OU Press is proud to join with Maggid Books in co-publishing Erica Brown’s sensitive and searching exploration of the world of teshuva.
For many, Maimonides’ classic, The Laws of Repentance, gives structure to the emotional, psychological, intellectual, and religious components of teshuva, and serves as a wellspring of understanding for teshuva. Dr. Brown includes selections from The Laws of Repentance in each chapter of this excellent book. In her Preface, she mentions the custom of studying one of the ten chapters of The Laws of Repentance on each day of Asseret Yemei Teshuva. Teshuva is a goal; it comes in stages, intermittently. Our daily study reflects this concept of teshuva as an incremental process. Rabbi Joseph Soloveitchik, the towering rabbinic authority of the twentieth century, notes this custom with approval in his Al HaTeshuva, and relates that his father, as well as his grandfather, the famed Rav Hayim of Brisk, studied one chapter of The Laws of Repentance on each day of Asseret Yemei Teshuva. Rabbi Soloveitchik speculates that the division of the work into ten chapters may well have been a deliberate allusion by Maimonides to the ten days of Asseret Yemei Teshuva.
Maimonides highlights the unique quality of Asseret Yemei Teshuva: “Even though any time is appropriate for teshuva and prayer, during the ten days between Rosh HaShana and Yom Kippur teshuva is more appropriate, and it is accepted immediately.” In one of the most lyrical passages in all of halakhic literature, Maimonides describes the power of teshuva: “How wonderful teshuva is, that it brings one close to the Divine Presence. Teshuva brings close those who are far away. Only yesterday he was loathed by the Almighty, repulsive, distant, and despicable; and today he is beloved, pleasing, close, and dear…. How lofty and exalted is the power of teshuva. Only yesterday he was separated from the God of Israel, crying out to no avail, and today he cleaves to the Divine Presence, cries out, and is answered immediately.” It is this magical transformative gift of teshuva which Dr. Brown so effectively helps us grasp.

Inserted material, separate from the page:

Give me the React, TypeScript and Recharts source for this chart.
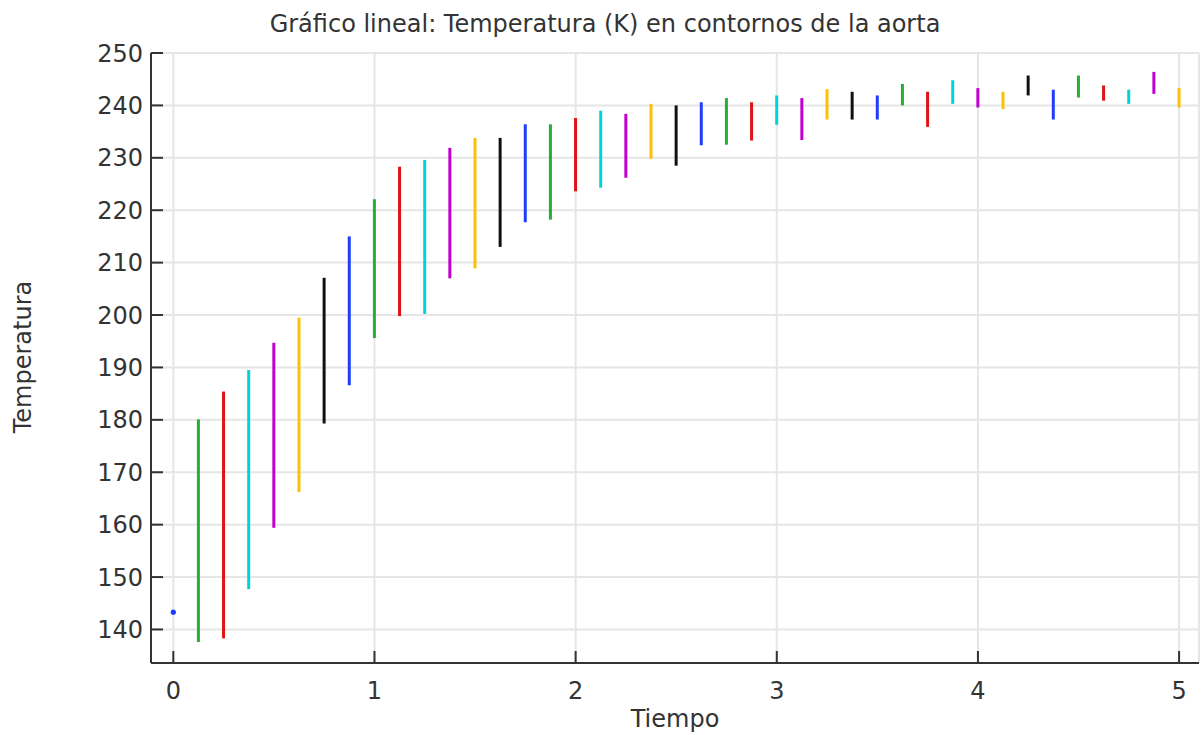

Erica Brown has had an exceptional impact on the Jewish scene. With her rare ability to convey the wisdom of our sages to a contemporary audience, she has raised an awareness of Jewish learning that is striking. We are indebted to her for this book, in which she gives us the tools to navigate the process of teshuva during the time between Rosh HaShana and Yom Kippur, a time suffused with hope and promise.
We wish to thank Moshael and Zahava Straus and Daniel and Joyce Straus for their generous sponsorship of this book.